Robotic Process Automation (RPA) is quickly evolving to become a part of the financial sector. Most major financial companies such as Deutsche Bank and Axis Bank have been assessing possibilities to use new-age tools such as RPA and Artificial Intelligence to minimize the human efforts and chances of error.
RPA is used in processes that involve high transaction volumes and mundane activities such as recording journal entries, conducting general ledger account, performing internal transactions, and maintaining accounting master data. It is also used in auditing expense reports, managing incoming vendor invoice, and processing vendor payments by solving their disputes or inquiries.
In fact, according to KPMG, in the next 15 years, almost 75% of the existing offshore jobs in the financial sector will be done by RPA, which means 75% of the cost will be saved by these firms.
With so many companies incorporating RPA as a part of their process, the focus has shifted from doing mundane tasks to tasks that require human intelligence. Some of these tasks include – identifying consumer behavior and seeking new opportunities to engage with them.
Some of the regular tasks performed by RPA in finance companies are:
- Improving existing processes: RPA can streamline operations and cut costs by integrating RPA with current infrastructures and processes and ensuring that the technology does not create any unwanted disruption in day-to-day operations. The aim of introducing RPA is to improve the quality and efficiency of what already exists and not replace it.
- Making high-volume, repeatable processes less mundane: It can be tedious to perform a task repeatedly. Chances of error become high when people start losing interest in the work and their focus on work decreases. RPA is particularly helpful for processes that require a lot of volume and repetition to complete a task.
- Simplifying content-intensive processes: Even as processes are going digital, there is a lot of paperwork that needs to be copied from one place to another. It is in cases like these that human error occurs. So, when it comes to copying content from one source to another, RPA can easily automate the process and reduce the errors.
How else can RPA improve the efficiency of financial institutions?
According to a report by Kofax– a California-based company specializing in automating information-intensive processes, there are three ways in which RPA can transform the financial businesses.

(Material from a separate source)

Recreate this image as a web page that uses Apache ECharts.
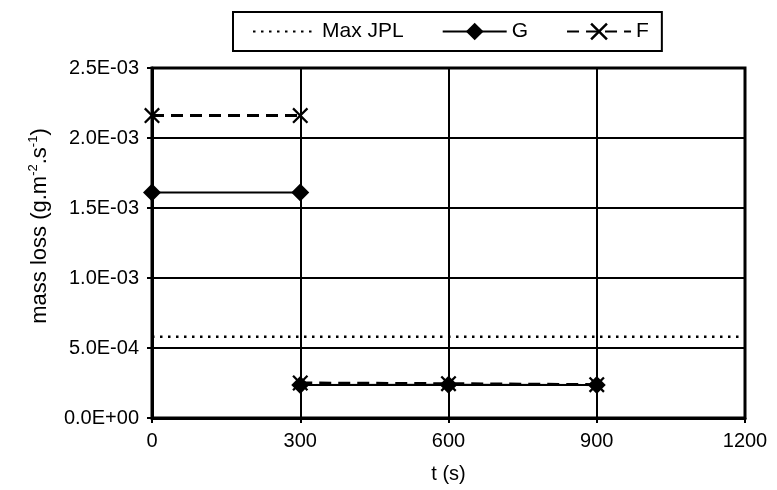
<!DOCTYPE html>
<html>
<head>
<meta charset="utf-8">
<script src="https://cdn.jsdelivr.net/npm/echarts@6/dist/echarts.min.js"></script>
<style>
  html, body { margin: 0; padding: 0; background: #fff; }
  #chart { width: 777px; height: 490px; }
</style>
</head>
<body>
<div id="chart"></div>
<script>
// time (s) of each point, '-' breaks the line
const timeG = [0, 300, 300, 300, 600, 900];
const massG = [1.61e-3, 1.61e-3, '-', 2.36e-4, 2.38e-4, 2.36e-4];
const timeF = [0, 300, 300, 300, 600, 900];
const massF = [2.16e-3, 2.16e-3, '-', 2.5e-4, 2.45e-4, 2.38e-4];
const timeJPL = [0, 1200];
const maxJPL = [5.8e-4, 5.8e-4];
const xTicks = [0, 300, 600, 900, 1200];

const FONT = 'Liberation Sans, Arial, sans-serif';
const pair = (xs, ys) => xs.map((x, i) => [x, ys[i]]);

const sci = (v) => {
  if (v === 0) return '0.0E+00';
  const exp = Math.floor(Math.log10(v) + 1e-9);
  const mant = v / Math.pow(10, exp);
  const sign = exp < 0 ? '-' : '+';
  return mant.toFixed(1) + 'E' + sign + String(Math.abs(exp)).padStart(2, '0');
};

const crossPath = 'path://M0,1L1,0L5,4L9,0L10,1L6,5L10,9L9,10L5,6L1,10L0,9L4,5Z';

const chart = echarts.init(document.getElementById('chart'));

chart.setOption({
  animation: false,
  backgroundColor: '#fff',
  textStyle: { fontFamily: FONT, color: '#000' },
  grid: {
    left: 152, right: 32, top: 68, bottom: 72,
    show: true, borderColor: '#000', borderWidth: 3,
  },
  legend: {
    left: 233, top: 12,
    borderColor: '#000', borderWidth: 2,
    padding: [9, 13, 9, 19],
    itemWidth: 64, itemHeight: 22, itemGap: 38,
    textStyle: { fontFamily: FONT, fontSize: 21, color: '#000' },
    data: [
      { name: 'Max JPL', itemStyle: { color: 'rgba(0,0,0,0)', borderWidth: 0 } },
      { name: 'G' },
      { name: 'F' },
    ],
  },
  xAxis: {
    type: 'value',
    min: xTicks[0], max: xTicks[xTicks.length - 1], interval: 300,
    name: 't (s)', nameLocation: 'middle', nameGap: 46,
    nameTextStyle: { fontFamily: FONT, fontSize: 20, color: '#000' },
    axisLine: { show: true, lineStyle: { color: '#000', width: 3 } },
    axisTick: { show: true, inside: false, length: 5, lineStyle: { color: '#000', width: 2 } },
    axisLabel: { fontFamily: FONT, fontSize: 20, color: '#000', margin: 13, formatter: (v) => String(v) },
    splitLine: { show: true, lineStyle: { color: '#000', width: 2 } },
  },
  yAxis: {
    type: 'value',
    min: 0, max: 2.5e-3, interval: 5e-4,
    axisLine: { show: true, lineStyle: { color: '#000', width: 3 } },
    axisTick: { show: true, inside: false, length: 5, lineStyle: { color: '#000', width: 2 } },
    axisLabel: { fontFamily: FONT, fontSize: 20, color: '#000', margin: 13, formatter: sci },
    splitLine: { show: true, lineStyle: { color: '#000', width: 2 } },
  },
  graphic: [{
    type: 'text',
    x: 40, y: 226,
    rotation: Math.PI / 2,
    style: {
      text: 'mass loss (g.m{sup|-2}.s{sup|-1})',
      fontFamily: FONT, fontSize: 22, fill: '#000',
      align: 'center', verticalAlign: 'middle', lineHeight: 26,
      rich: { sup: { fontFamily: FONT, fontSize: 13, verticalAlign: 'top', lineHeight: 26 } },
    },
  }],
  series: [
    {
      name: 'Max JPL', type: 'line',
      data: pair(timeJPL, maxJPL),
      symbol: 'none',
      lineStyle: { color: '#000', width: 2.5, type: [2.5, 5.5] },
      itemStyle: { color: '#000' },
      z: 3,
    },
    {
      name: 'G', type: 'line',
      data: pair(timeG, massG),
      symbol: 'diamond', symbolSize: [18, 18],
      lineStyle: { color: '#000', width: 2 },
      itemStyle: { color: '#000' },
      connectNulls: false,
      z: 4,
    },
    {
      name: 'F', type: 'line',
      data: pair(timeF, massF),
      symbol: crossPath, symbolSize: [16, 16],
      lineStyle: { color: '#000', width: 3, type: [12, 7] },
      itemStyle: { color: '#000' },
      connectNulls: false,
      z: 5,
    },
  ],
});

window.addEventListener('resize', () => chart.resize());
</script>
</body>
</html>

- Increasing efficiency of the banks: Often manual processes can slow down the productivity of people and make the processes susceptible to errors. This is where RPA comes to use. RPA uses intelligent software to automate mundane tasks such as collecting information from different portals, internal bank systems, etc., and entering them in the database, thus saving the time of the employees and utilizing them to engage in tasks that require human intelligence. It increases the staff’s efficiency level by 35-50%. According to Gartner, banks are the highest adopters of RPA in the finance industry due to significant cost reductions and its flexibility to be deployed in front-, middle-, and back-offices of the banks.
- Transforming the mortgage industry: The 2008 recession experience has made financial institutions cautious while dispensing loans to people. While the banks are trying to provide error-free and efficient mortgage services, outdated manual processes, and slow customer response time have bogged them down. Often the lenders have to manually enter the lending information in the database, which is not just a waste of time but also highly prone to errors. The manual work leads to delay in dispensing loans, which eventually leads to dissatisfaction among customers. This is when RPA becomes important. RPA can help in meeting loan quality, compliance issues, and cost issues and can automate the manual tasks such as entering data to enable the loan department to focus on dispensing the loan. Implementing RPA helps in generating revenue quickly, enhancing customer satisfaction as they do not have to wait to get loan approvals, and streamlining the audit process to ensure that the documentation is in order.
- Simplifying compliance and risk management: Compliance rules have increased like never before. From money laundering regulations to KYC, every additional process creates hassles for the financial institutions. While hiring resources to perform these tasks might seem like a logical thing to do, it might not be a cost-effective solution considering that there are new regulations added frequently. Therefore, the best solution to this problem is investing in RPA as it can be deployed across different processes to complete the time-consuming compliance tasks on time without any hassles. By implementing RPA, financial institutions can directly extract regulatory information and updates from multiple websites and update the customers about it. It also provides data such as on risk assessments via dashboards and databases or any format required to help employees to identify and resolve potential risks. Most importantly, it provides auditors with complete and accurate information by streamlining it and maintaining the documentation up-to-date.
While financial institutions have acknowledged RPA’s contribution in simplifying their work and making the employees more efficient, and IT companies like Capgemini, Accenture, Unlock Insights have been offering RPA solutions to financial institutions, it has been observed that these organizations are going slow on adapting to changes.
According to Gartner, the reason for this is the company’s firm belief in the legacy systems, lack of vision or organizational support, and the high cost involved in integrating the systems. The need of the hour is to encourage the financial institutions to embrace RPA for selected processes and help them see the benefits within 6 to 12 months of implementation. Once, the organization is convinced of the advantage of implementing RPA; it can be slowly introduced across other processes without disrupting the business.